On religion and class:
It's a big marker in American religion, even though every Protestant group is -- on paper and in [its] heart -- democratic. They would like to include everybody. But somehow people do their own selecting.
On being a Protestant and an American:
Protestantism is the wallpaper in the mental furnishings department in which America lives. When you go back to the founders of the nation, they were reasonable sons of the Enlightenment. But they were all Episcopalian, Presbyterian, Congregational and so on, and that got so stamped in our culture. A century later, when modern industry and capitalism came along, they were all Protestants running the show. It got so fused with the environment that you don't have to be Protestant to seem Protestant. No matter who comes to America, they take on that style. If I go to Honolulu, I go to a Buddhist church. That's an oxymoron in Japan. But the Buddhist church has pews, it has an organ, it has envelopes for offerings, it has charity drives, it looks just like the Presbyterians down the block. So you can't really escape it. Some scholars, like Kwame Anthony Appiah, say people want to be white Protestant; many of the features of the mosque and the Reform and Conservative synagogue take on that color. It's just part of the life around you. Protestants had a headstart. They've been here 400 years. They have had overwhelming numbers through all the history.

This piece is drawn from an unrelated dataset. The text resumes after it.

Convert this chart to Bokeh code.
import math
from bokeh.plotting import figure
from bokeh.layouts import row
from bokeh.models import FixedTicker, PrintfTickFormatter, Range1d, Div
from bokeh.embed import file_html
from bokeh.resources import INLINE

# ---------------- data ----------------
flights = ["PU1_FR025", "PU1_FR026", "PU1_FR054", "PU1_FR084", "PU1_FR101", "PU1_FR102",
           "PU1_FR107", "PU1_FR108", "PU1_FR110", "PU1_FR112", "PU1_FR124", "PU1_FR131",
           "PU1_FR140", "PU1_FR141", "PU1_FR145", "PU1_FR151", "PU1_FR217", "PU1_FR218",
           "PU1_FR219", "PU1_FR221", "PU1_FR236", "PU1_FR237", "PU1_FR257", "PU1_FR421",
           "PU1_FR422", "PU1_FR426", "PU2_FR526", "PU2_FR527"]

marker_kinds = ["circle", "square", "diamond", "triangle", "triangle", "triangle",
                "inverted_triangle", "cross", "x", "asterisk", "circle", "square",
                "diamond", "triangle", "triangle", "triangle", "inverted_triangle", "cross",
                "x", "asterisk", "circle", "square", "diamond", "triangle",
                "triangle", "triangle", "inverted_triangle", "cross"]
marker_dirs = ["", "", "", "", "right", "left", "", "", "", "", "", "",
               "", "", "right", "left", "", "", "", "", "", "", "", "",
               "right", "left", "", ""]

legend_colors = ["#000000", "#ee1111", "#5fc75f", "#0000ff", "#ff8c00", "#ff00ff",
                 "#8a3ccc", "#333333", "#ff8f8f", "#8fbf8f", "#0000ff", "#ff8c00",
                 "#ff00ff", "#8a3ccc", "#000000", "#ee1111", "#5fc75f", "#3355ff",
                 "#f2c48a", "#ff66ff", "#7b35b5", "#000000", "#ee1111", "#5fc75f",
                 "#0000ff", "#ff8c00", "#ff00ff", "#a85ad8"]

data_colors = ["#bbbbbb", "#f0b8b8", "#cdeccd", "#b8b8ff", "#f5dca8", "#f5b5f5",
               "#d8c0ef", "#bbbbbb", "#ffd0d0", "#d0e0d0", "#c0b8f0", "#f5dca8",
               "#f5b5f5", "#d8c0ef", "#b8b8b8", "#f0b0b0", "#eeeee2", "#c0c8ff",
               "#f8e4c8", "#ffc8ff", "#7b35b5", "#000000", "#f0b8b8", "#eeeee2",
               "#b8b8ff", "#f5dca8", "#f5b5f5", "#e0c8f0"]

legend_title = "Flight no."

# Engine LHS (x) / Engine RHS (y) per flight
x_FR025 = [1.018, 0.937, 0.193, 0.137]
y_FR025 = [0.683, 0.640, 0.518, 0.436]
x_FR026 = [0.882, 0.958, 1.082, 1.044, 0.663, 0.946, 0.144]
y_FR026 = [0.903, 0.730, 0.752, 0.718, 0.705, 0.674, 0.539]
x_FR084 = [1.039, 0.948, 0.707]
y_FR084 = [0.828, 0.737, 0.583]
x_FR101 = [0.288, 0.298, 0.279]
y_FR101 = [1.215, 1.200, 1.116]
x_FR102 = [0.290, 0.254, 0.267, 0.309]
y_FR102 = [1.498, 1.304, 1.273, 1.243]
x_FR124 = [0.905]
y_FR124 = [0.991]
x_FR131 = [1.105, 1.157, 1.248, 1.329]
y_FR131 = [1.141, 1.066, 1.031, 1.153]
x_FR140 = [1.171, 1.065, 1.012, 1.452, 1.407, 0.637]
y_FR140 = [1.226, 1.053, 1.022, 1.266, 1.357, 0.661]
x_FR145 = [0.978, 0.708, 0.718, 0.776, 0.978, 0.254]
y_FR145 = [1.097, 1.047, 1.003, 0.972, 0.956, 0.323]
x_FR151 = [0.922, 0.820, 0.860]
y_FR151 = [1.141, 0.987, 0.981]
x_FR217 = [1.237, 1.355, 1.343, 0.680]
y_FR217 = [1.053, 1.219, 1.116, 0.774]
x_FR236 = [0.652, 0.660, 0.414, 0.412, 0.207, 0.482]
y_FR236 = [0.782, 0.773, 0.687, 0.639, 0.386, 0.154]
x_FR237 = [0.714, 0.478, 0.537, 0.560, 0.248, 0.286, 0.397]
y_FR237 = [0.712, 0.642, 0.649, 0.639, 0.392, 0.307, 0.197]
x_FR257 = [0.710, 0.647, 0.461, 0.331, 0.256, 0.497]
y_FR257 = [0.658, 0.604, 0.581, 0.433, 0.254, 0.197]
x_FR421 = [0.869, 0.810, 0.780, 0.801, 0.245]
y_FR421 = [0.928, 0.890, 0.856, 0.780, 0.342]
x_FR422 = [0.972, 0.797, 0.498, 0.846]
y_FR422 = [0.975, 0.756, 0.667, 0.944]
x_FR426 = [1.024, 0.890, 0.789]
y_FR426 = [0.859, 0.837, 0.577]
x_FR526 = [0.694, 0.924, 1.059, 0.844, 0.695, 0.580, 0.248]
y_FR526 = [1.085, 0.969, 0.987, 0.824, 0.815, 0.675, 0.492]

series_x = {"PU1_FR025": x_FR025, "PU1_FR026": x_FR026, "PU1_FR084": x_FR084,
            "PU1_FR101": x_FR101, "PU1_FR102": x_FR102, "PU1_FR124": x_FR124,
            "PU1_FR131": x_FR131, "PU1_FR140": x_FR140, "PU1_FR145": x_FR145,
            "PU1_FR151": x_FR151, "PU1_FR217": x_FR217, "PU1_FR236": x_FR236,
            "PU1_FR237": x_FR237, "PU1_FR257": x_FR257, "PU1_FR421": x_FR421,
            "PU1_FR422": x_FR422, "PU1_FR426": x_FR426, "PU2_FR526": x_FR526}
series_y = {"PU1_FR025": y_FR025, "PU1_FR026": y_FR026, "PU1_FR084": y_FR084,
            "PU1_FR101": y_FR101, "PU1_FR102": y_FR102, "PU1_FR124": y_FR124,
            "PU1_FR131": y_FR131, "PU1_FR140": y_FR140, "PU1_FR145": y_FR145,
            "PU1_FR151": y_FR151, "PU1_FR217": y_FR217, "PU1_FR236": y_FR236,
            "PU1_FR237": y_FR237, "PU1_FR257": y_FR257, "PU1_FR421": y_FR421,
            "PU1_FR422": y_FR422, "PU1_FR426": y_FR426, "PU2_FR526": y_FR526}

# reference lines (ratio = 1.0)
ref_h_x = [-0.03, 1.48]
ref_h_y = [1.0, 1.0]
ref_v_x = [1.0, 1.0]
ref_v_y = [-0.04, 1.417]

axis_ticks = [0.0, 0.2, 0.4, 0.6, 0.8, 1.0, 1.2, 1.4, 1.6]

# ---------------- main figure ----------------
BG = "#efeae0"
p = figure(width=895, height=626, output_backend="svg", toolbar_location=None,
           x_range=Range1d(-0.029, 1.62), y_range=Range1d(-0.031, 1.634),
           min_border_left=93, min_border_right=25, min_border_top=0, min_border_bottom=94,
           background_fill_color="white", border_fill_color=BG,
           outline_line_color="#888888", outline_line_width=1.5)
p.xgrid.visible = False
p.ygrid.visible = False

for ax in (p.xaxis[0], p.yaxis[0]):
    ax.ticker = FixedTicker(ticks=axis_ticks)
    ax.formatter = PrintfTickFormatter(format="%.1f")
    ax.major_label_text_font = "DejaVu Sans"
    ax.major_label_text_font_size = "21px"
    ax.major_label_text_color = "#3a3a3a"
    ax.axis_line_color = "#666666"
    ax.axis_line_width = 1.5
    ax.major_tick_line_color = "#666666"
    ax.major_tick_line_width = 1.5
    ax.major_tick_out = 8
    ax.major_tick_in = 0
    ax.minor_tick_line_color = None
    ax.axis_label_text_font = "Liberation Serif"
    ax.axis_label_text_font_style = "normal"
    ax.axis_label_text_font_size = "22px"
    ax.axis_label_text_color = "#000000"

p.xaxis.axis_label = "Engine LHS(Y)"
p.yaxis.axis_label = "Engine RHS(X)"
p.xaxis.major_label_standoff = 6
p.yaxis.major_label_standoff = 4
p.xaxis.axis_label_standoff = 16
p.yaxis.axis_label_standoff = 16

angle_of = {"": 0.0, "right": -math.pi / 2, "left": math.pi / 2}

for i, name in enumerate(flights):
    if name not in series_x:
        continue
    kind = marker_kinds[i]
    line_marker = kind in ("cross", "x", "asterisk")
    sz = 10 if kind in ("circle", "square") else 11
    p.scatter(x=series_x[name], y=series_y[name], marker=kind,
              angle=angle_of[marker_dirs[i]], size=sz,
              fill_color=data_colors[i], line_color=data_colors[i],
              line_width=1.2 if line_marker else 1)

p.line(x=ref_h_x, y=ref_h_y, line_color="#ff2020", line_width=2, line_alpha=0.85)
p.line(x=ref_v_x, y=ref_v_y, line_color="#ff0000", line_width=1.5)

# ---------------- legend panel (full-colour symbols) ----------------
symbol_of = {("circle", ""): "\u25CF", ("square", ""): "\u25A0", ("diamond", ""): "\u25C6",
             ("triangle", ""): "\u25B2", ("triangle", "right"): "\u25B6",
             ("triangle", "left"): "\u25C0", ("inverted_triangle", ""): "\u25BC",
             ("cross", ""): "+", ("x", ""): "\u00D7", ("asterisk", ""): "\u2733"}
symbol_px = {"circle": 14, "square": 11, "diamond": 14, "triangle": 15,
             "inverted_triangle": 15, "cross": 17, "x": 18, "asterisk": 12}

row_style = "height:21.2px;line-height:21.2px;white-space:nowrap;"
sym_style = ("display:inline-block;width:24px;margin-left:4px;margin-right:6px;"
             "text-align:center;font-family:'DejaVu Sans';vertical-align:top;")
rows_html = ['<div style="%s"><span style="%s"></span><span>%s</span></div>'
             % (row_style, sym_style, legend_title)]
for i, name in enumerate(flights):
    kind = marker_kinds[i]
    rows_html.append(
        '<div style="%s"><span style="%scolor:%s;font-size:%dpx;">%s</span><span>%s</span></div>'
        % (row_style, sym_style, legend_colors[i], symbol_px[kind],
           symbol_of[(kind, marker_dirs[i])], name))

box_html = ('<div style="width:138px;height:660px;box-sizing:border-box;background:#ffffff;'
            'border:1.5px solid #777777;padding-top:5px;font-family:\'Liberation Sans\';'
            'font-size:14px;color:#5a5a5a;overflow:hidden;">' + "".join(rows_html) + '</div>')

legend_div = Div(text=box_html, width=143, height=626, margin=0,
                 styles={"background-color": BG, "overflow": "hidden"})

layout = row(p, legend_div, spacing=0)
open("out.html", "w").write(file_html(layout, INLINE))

They only began to share space after three of their four centuries here. And with all that as a headstart, they could bond with the environment; they could shape it. They helped pass its laws, they helped found it in the Constitutional era, they helped give impulse to its businesses. Slaves became Protestant, with their own stamp on churches called Methodist and Baptist. There's a [Protestant] style that just pervades. Partly it's competitive. Partly it's an impulse toward freedom and individuality. But you just cannot tear the two apart. You live there if you're an American. You would have to begin with the central idea of Protestantism, that is, a gracious God. And that means that God is not going to devastate you. There's a strong sense that you can be forgiven and start over. Today, Catholics and Protestants sign documents saying they both believe in that; they fought about it five centuries ago. All the religions know they can't get anywhere just with hellfire and damnation and a punishing God: [it is] grace, grace, grace. We're a scripted nation. The forefathers and founders of the nation would even read the Bible and say we're pilgrims, we have Zion, a city on a hill -- our presidents still invoke that. That all came from a Protestant reading. Protestants aren't always faithful to that vision, but it means that others are going to catch it from them, too.

But there's very little instinctive response to particular forms of it, as there was a century ago. We should be watching the glacier carve a slightly different landscape all the time. It will keep moving. There will be changes. There might be global warming, if you will, that heats up religion. There might be new ice ages that freeze it a little bit. But that motion on the larger landscape is very constant.